Preschoolers with asthma can breathe easier now that they have their own respirators at school.

Throughout the week, 20 preschools in Goleta, Santa Barbara and Carpinteria will receive medical air compressor units. Santa Barbara Cottage Hospital, along with Metro-med, a company that sells home respiratory and medical equipment, donated the units in honor of Respiratory Care Week.

“Nowadays, schools often can’t afford pencils, let alone respirators,” said Paul Sherman, a respiratory care practitioner at Cottage Hospital.

Respiratory care practitioners treat patients with asthma, help diagnose sleep disorders and work with anesthesiologists to watch a patient’s breathing during surgery.

Sherman said he previously thought that respirators were not allowed in public schools. When he discovered otherwise, he began looking into donating the units to local schools. Sherman said many children need to use a respirator because other treatment options, such as an inhaler, are too difficult for them to perform.

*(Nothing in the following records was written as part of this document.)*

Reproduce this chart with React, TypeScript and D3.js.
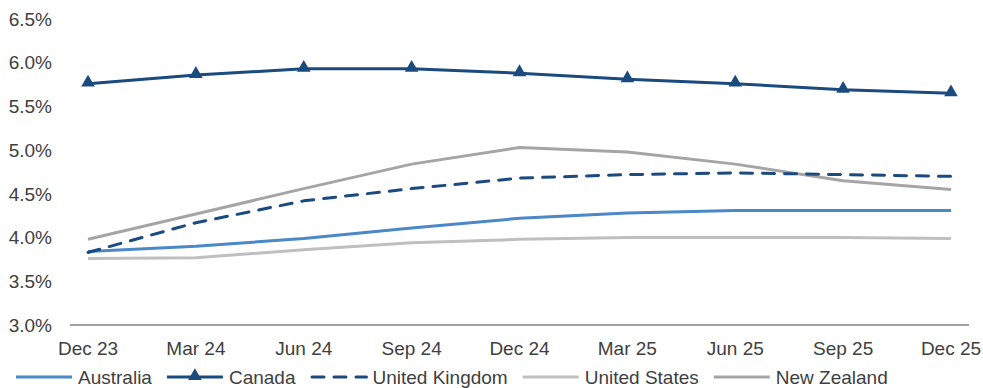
import React, { useEffect, useRef } from "react";
import * as d3 from "d3";

const categories = ["Dec 23", "Mar 24", "Jun 24", "Sep 24", "Dec 24", "Mar 25", "Jun 25", "Sep 25", "Dec 25"];
const yTicks = [3.0, 3.5, 4.0, 4.5, 5.0, 5.5, 6.0, 6.5];

const australia = [3.84, 3.90, 3.99, 4.11, 4.22, 4.28, 4.31, 4.31, 4.31];
const canada = [5.76, 5.86, 5.93, 5.93, 5.88, 5.81, 5.76, 5.69, 5.65];
const unitedKingdom = [3.83, 4.17, 4.42, 4.56, 4.68, 4.72, 4.74, 4.72, 4.70];
const unitedStates = [3.76, 3.77, 3.86, 3.94, 3.98, 4.0, 4.0, 4.0, 3.99];
const newZealand = [3.98, 4.27, 4.56, 4.84, 5.03, 4.98, 4.84, 4.65, 4.55];

const seriesNames = ["Australia", "Canada", "United Kingdom", "United States", "New Zealand"];

type Style = { color: string; dash?: string; marker?: boolean };
const styles: Style[] = [
  { color: "#4A88C7" },
  { color: "#1A4A7E", marker: true },
  { color: "#1A4A7E", dash: "12 10" },
  { color: "#BFBFBF" },
  { color: "#A5A5A5" },
];

const W = 983;
const H = 388;
const FONT = "'Liberation Sans', Arial, sans-serif";
const TEXT = "#404040";
const FS = 19;

export default function App() {
  const ref = useRef<SVGSVGElement | null>(null);

  useEffect(() => {
    const svg = d3.select(ref.current);
    svg.selectAll("*").remove();

    const data = [australia, canada, unitedKingdom, unitedStates, newZealand];

    const x = d3.scalePoint<string>().domain(categories).range([70, 969]).padding(0.167);
    const y = d3.scaleLinear().domain([3.0, 6.5]).range([325, 19]);

    // Y labels
    svg
      .append("g")
      .selectAll("text")
      .data(yTicks)
      .join("text")
      .attr("x", 52)
      .attr("y", (d) => y(d))
      .attr("dy", "0.35em")
      .attr("text-anchor", "end")
      .attr("font-family", FONT)
      .attr("font-size", FS)
      .attr("fill", TEXT)
      .text((d) => d.toFixed(1) + "%");

    // X axis line
    svg
      .append("line")
      .attr("x1", 70)
      .attr("x2", 969)
      .attr("y1", y(3.0))
      .attr("y2", y(3.0))
      .attr("stroke", "#404040")
      .attr("stroke-width", 1.2);

    // X labels
    svg
      .append("g")
      .selectAll("text")
      .data(categories)
      .join("text")
      .attr("x", (d) => x(d)!)
      .attr("y", 355)
      .attr("text-anchor", "middle")
      .attr("font-family", FONT)
      .attr("font-size", FS)
      .attr("fill", TEXT)
      .text((d) => d);

    const line = d3
      .line<number>()
      .x((_, i) => x(categories[i])!)
      .y((d) => y(d));

    const order = [4, 3, 0, 2, 1];
    order.forEach((si) => {
      const st = styles[si];
      svg
        .append("path")
        .attr("d", line(data[si])!)
        .attr("fill", "none")
        .attr("stroke", st.color)
        .attr("stroke-width", 3)
        .attr("stroke-linejoin", "round")
        .attr("stroke-linecap", st.dash ? "round" : "butt")
        .attr("stroke-dasharray", st.dash ?? null);
      if (st.marker) {
        const tri = d3.symbol().type(d3.symbolTriangle).size(80);
        svg
          .append("g")
          .selectAll("path")
          .data(data[si])
          .join("path")
          .attr("d", tri()!)
          .attr("transform", (d, i) => `translate(${x(categories[i])},${y(d) - 1})`)
          .attr("fill", st.color);
      }
    });

    // Legend
    const lg = svg.append("g").attr("transform", "translate(0,377)");
    let cx = 16;
    seriesNames.forEach((name, si) => {
      const st = styles[si];
      const g = lg.append("g");
      g.append("line")
        .attr("x1", cx + (st.dash ? 1.5 : 0))
        .attr("x2", cx + 56)
        .attr("y1", 0)
        .attr("y2", 0)
        .attr("stroke", st.color)
        .attr("stroke-width", 3)
        .attr("stroke-linecap", st.dash ? "round" : "butt")
        .attr("stroke-dasharray", st.dash ?? null);
      if (st.marker) {
        g.append("path")
          .attr("d", d3.symbol().type(d3.symbolTriangle).size(80)()!)
          .attr("transform", `translate(${cx + 28},-1)`)
          .attr("fill", st.color);
      }
      const t = g
        .append("text")
        .attr("x", cx + 62)
        .attr("y", 0)
        .attr("dy", "0.35em")
        .attr("font-family", FONT)
        .attr("font-size", FS)
        .attr("fill", TEXT)
        .text(name);
      const w = (t.node() as SVGTextElement).getComputedTextLength();
      cx = cx + 62 + w + 15;
    });
  }, []);

  return (
    <svg
      ref={ref}
      width={W}
      height={H}
      style={{ position: "absolute", left: 0, top: 0, background: "#fff" }}
    />
  );
}
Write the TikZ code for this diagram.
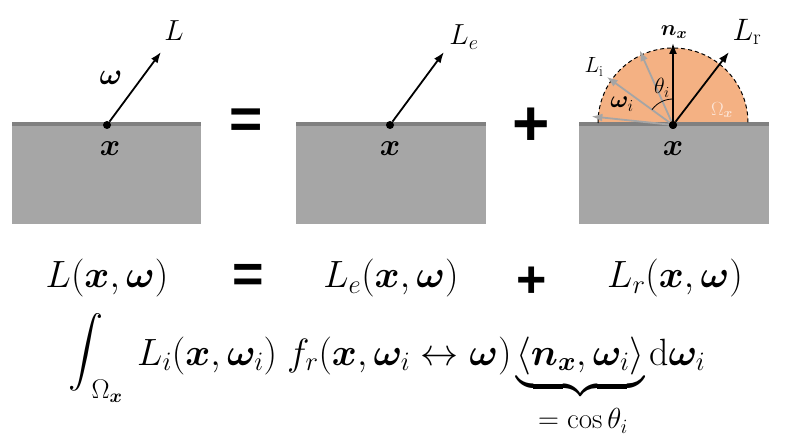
\RequirePackage{fix-cm}
\documentclass[tikz,border=0pt]{standalone}
\usepackage{amsmath}
\usepackage{bm}
\usepackage{fontspec}
\DeclareFontShape{OMX}{cmex}{m}{n}{<->cmex10}{}
\newfontfamily\opfont{Liberation Sans}
\usetikzlibrary{arrows.meta}
\definecolor{boxgray}{RGB}{166,166,166}
\definecolor{surfgray}{RGB}{128,128,128}
\definecolor{hemi}{RGB}{244,177,131}
\definecolor{arrowgray}{RGB}{165,165,165}
\definecolor{palelbl}{RGB}{252,228,214}
\begin{document}
\begin{tikzpicture}[x=1pt,y=1pt,
  arr/.style={line width=1.8pt,-{Latex[length=11pt,width=8pt]}},
  garr/.style={draw=arrowgray,line width=1.8pt,-{Latex[length=11pt,width=8pt]}},
  dot/.style={circle,fill=black,inner sep=0pt,minimum size=8pt},
  op/.style={font=\opfont\bfseries\fontsize{#1}{#1}\selectfont,inner sep=0pt},
  lbl/.style={inner sep=0pt},
  fs/.style={font=\fontsize{#1}{#1}\selectfont}]
\useasboundingbox (0,0) rectangle (787,445);
% hemisphere
\fill[hemi] (598,322) arc[start angle=180,end angle=0,radius=75] -- cycle;
% surfaces
\foreach \xa/\xb in {12/201,296/486,579/769}{
  \fill[boxgray] (\xa,221) rectangle (\xb,322);
  \fill[surfgray] (\xa,319) rectangle (\xb,322.5);
}
\draw[dashed,line width=1pt,dash pattern=on 4pt off 3pt] (598,322) arc[start angle=180,end angle=0,radius=75];
% points
\node[dot] (p1) at (107,320) {};
\node[dot] (p2) at (390,320) {};
\node[dot] (p3) at (673,320) {};
\coordinate (t1) at (161,393);
\coordinate (t2) at (444,393);
\coordinate (tr) at (729,393);
\coordinate (tn) at (673,402);
\coordinate (g1) at (639.6,394.9);
\coordinate (g2) at (606.7,368.2);
\coordinate (g3) at (591.4,328.6);
\draw[garr] (p3) -- (g1);
\draw[garr] (p3) -- (g2);
\draw[garr] (p3) -- (g3);
\draw[arr] (p1) -- (t1);
\draw[arr] (p2) -- (t2);
\draw[arr] (p3) -- (tr);
\draw[arr] (p3) -- (tn);
\draw[line width=0.8pt] (673,346) arc[start angle=90,end angle=144,radius=26];
\node[dot] at (p3) {};
% labels top
\node[lbl,fs=29] (lL) at (174,414) {$L$};
\node[lbl,fs=30] (lw) at (111,367) {$\bm\omega$};
\node[lbl,fs=31] (x1) at (110,296) {$\bm x$};
\node[lbl,fs=31] (x2) at (390,296) {$\bm x$};
\node[lbl,fs=31] (x3) at (673,296) {$\bm x$};
\node[lbl,fs=29] (lLe) at (464,408) {$L_e$};
\node[lbl,fs=22] (ln) at (674,413) {$\bm n_{\bm x}$};
\node[lbl,fs=31] (lLr) at (747,413) {$L_\mathrm{r}$};
\node[lbl,fs=22] (lLi) at (594,378) {$L_\mathrm{i}$};
\node[lbl,fs=24] (lwi) at (622,341) {$\bm\omega_i$};
\node[lbl,fs=22] (lth) at (662,357) {$\theta_i$};
\node[lbl,fs=19,text=palelbl] (lOm) at (722,335) {$\Omega_{\bm x}$};
\node[op=57] (eq1) at (246,321) {=};
\node[op=64] (pl1) at (531,318) {+};
% equation row
\node[lbl,fs=38] (e1) at (107,167) {$L(\bm x,\bm\omega)$};
\node[op=54] (eq2) at (248,167) {=};
\node[lbl,fs=38] (e2) at (391,167) {$L_e(\bm x,\bm\omega)$};
\node[op=52] (pl2) at (532,163) {+};
\node[lbl,fs=38] (e3) at (675,167) {$L_r(\bm x,\bm\omega)$};
% integral line
\node[lbl,fs=35] (i1) at (86,93) {$\displaystyle\int$};
\node[lbl,fs=27] (i0) at (107,54) {$\Omega_{\bm x}$};
\node[lbl,fs=38,anchor=base west] (i2) at (137,80) {$L_i(\bm x,\bm\omega_i)$};
\node[lbl,fs=38,anchor=base west] (i3) at (287,80) {$f_r(\bm x,\bm\omega_i\leftrightarrow\bm\omega)$};
\node[lbl,fs=38,anchor=base west] (i4) at (516,80) {$\underbrace{\langle\bm n_{\bm x},\bm\omega_i\rangle\rule[-0.42em]{0pt}{0.5em}}$};
\node[lbl,fs=38,anchor=base west] (i5) at (649,80) {$\mathrm{d}\bm\omega_i$};
\node[lbl,fs=29] (i6) at (583,24) {$=\cos\theta_i$};
\end{tikzpicture}
\end{document}
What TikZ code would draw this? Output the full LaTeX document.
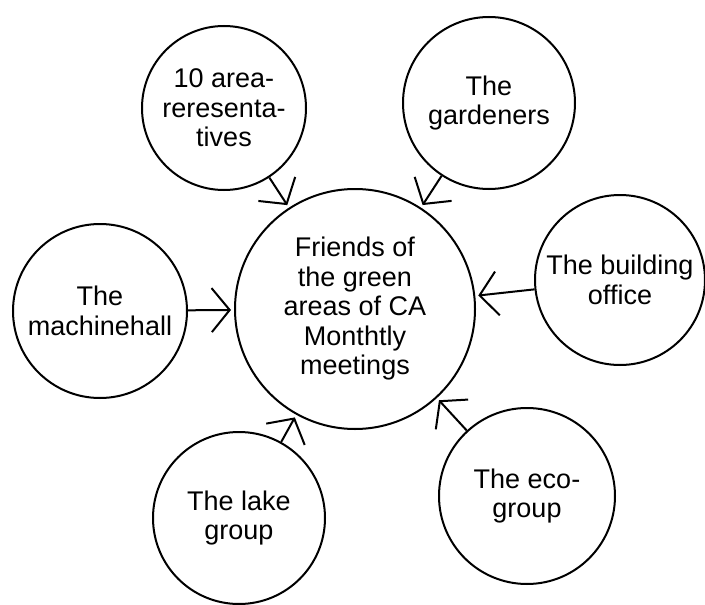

The Isla Vista Youth Project is one of the preschools that will receive the new respirators.

“More and more children are coming down with asthma, and the disease, if untreated, can become fatal,” IVYP director Kim Prendergast said.

The IVYP, located at 892 Camino del Sur, provides preschool and after-school services to more than 100 children daily. Prendergast said that previously, children had to bring their own respirators to the center, and children who were without health insurance did not have access to a respirator.

“We have staff professionally trained to use the respirators, and these donated respirators are definitely something that can be put to good use,” Prendergast said.